EXAMPLE A volunteer youth leader (the “defendant”) in a local church was sentenced to eight years in prison on each of two counts of sexual assault in the first degree and contributing to the delinquency of a minor. At trial, the defendant’s former husband testified that he suspected his wife of having an affair. He set up surveillance in his house and then left for the weekend. When he returned and retrieved the hidden device, he watched the videotaped recording of his wife and a 17-year-old male consuming alcohol and having sexual relations. He gave the police this recording, which led to the defendant’s arrest and prosecution. Among the several items of evidence introduced at trial by the prosecution were several sexually explicit text messages from the defendant that the mother of one of the victims found on her son’s cellphone. Cluck v. State, 2009 WL 1362863 (Ark. App. 2009).

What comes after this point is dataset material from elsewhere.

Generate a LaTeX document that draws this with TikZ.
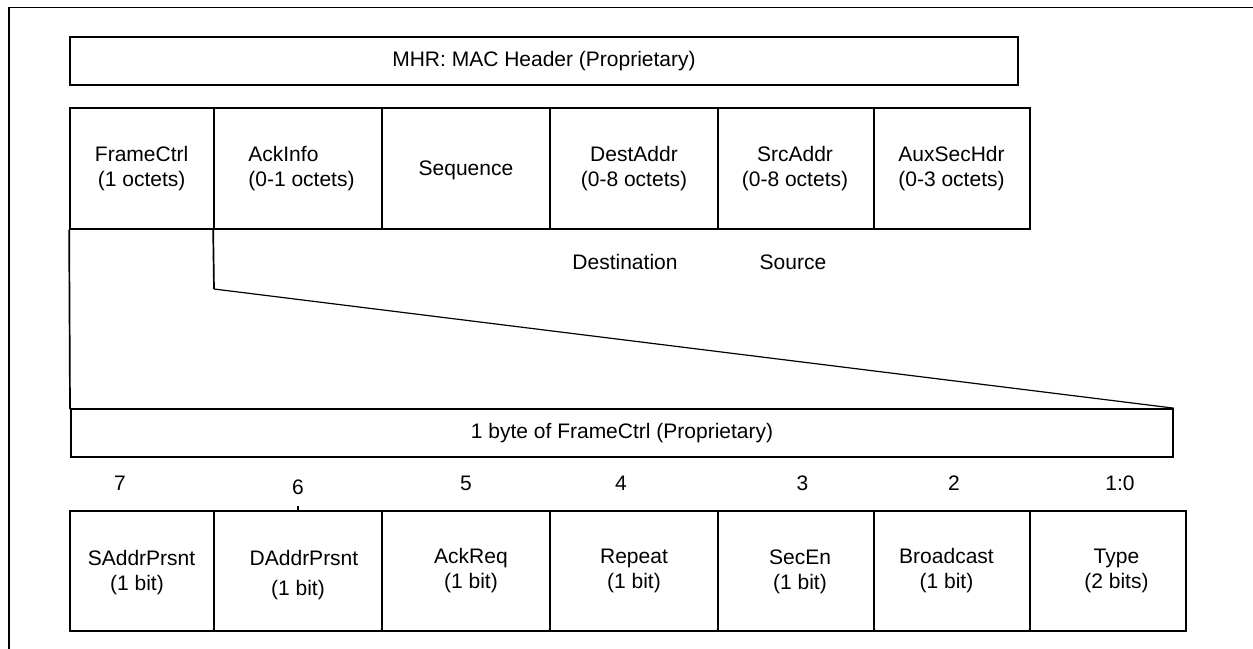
\documentclass[tikz,border=0pt]{standalone}
\usepackage{fontspec}
\setmainfont{Liberation Sans}
\usetikzlibrary{fit}
\begin{document}
\begin{tikzpicture}[x=0.5pt,y=-0.5pt,
  box/.style={draw, line width=0.85pt, inner sep=0pt},
  lbl/.style={inner sep=0pt, align=center, font=\fontsize{10.5}{12.5}\selectfont},
  thick line/.style={line width=0.85pt},
  thin/.style={line width=0.6pt}]
\useasboundingbox (0,0) rectangle (1253,648);
\clip (0,0) rectangle (1253,648);
% outer frame (only left and top edges visible)
\coordinate (ftl) at (8.7,7.5);
\coordinate (ftr) at (1270,7.5);
\coordinate (fbl) at (8.7,660);
\draw[thick line] (ftr) -- (ftl) -- (fbl);
% MAC header
\node[box, fit={(70,36.7) (1018,85)}] (mhr) {};
\node[lbl] (mhrt) at (mhr.center) {MHR: MAC Header (Proprietary)};
% header fields
\node[box, fit={(70,108.3) (214,228.7)}] (fc) {};
\node[box, fit={(214,108.3) (382,228.7)}] (ack) {};
\node[box, fit={(382,108.3) (550,228.7)}] (seq) {};
\node[box, fit={(550,108.3) (718,228.7)}] (dst) {};
\node[box, fit={(718,108.3) (874,228.7)}] (src) {};
\node[box, fit={(874,108.3) (1030,228.7)}] (aux) {};
\node[lbl] (fct) at (141.6,169) {FrameCtrl\\(1 octets)};
\node[lbl, align=left] (ackt) at (301.5,169) {AckInfo\\(0-1 octets)};
\node[lbl] (seqt) at (466,170) {Sequence};
\node[lbl] (dstt) at (634,169) {DestAddr\\(0-8 octets)};
\node[lbl] (srct) at (795,169) {SrcAddr\\(0-8 octets)};
\node[lbl] (auxt) at (951.5,169) {AuxSecHdr\\(0-3 octets)};
\node[lbl] (dlab) at (625,262) {Destination};
\node[lbl] (slab) at (793,262) {Source};
% byte box and expansion lines
\node[box, fit={(71,409) (1173,456.7)}] (byte) {};
\node[lbl] (bytet) at (byte.center) {1 byte of FrameCtrl (Proprietary)};
\coordinate (kink) at (214,289);
\coordinate (bl) at (70,409);
\draw[thick line] (fc.south west) -- (bl) -- (byte.north west);
\draw[thick line] (ack.south west) -- (kink);
\draw[thin] (kink) -- (byte.north east);
% bit numbers
\node[lbl] (b7) at (120,483) {7};
\node[lbl] (b6) at (298,487) {6};
\node[lbl] (b5) at (466,483) {5};
\node[lbl] (b4) at (621,483) {4};
\node[lbl] (b3) at (802.5,483) {3};
\node[lbl] (b2) at (954,483) {2};
\node[lbl] (b10) at (1120,483) {1:0};
% bit fields
\node[box, fit={(70,510.7) (214,630.7)}] (sa) {};
\node[box, fit={(214,510.7) (382,630.7)}] (da) {};
\node[box, fit={(382,510.7) (550,630.7)}] (ar) {};
\node[box, fit={(550,510.7) (718,630.7)}] (rp) {};
\node[box, fit={(718,510.7) (874,630.7)}] (se) {};
\node[box, fit={(874,510.7) (1030,630.7)}] (bc) {};
\node[box, fit={(1030,510.7) (1186,630.7)}] (ty) {};
\coordinate (tick) at (298,505.5);
\draw[thick line] (da.north) -- (tick);
\node[lbl] (sat1) at (141.5,557.7) {SAddrPrsnt};
\node[lbl] (sat2) at (137,585) {(1 bit)};
\node[lbl] (dat1) at (304,557.7) {DAddrPrsnt};
\node[lbl] (dat2) at (298,590) {(1 bit)};
\node[lbl] (art) at (471,571) {AckReq\\(1 bit)};
\node[lbl] (rpt) at (634,571) {Repeat\\(1 bit)};
\node[lbl] (set) at (800,572) {SecEn\\(1 bit)};
\node[lbl] (bct) at (946.5,571) {Broadcast\\(1 bit)};
\node[lbl] (tyt) at (1116.5,571) {Type\\(2 bits)};
\end{tikzpicture}
\end{document}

Any social media contacts (e.g., email, Facebook, photo sharing) between adult youth workers and minors are inappropriate. Such communications should be banned. Any need to communicate with minors should be done through their parents. When social media communications evolve into “sexting,” this can expose the adult participant to felony criminal liability. Hillman v. Commonwealth, 811 S.E.2d 853 (Va. App. 2018).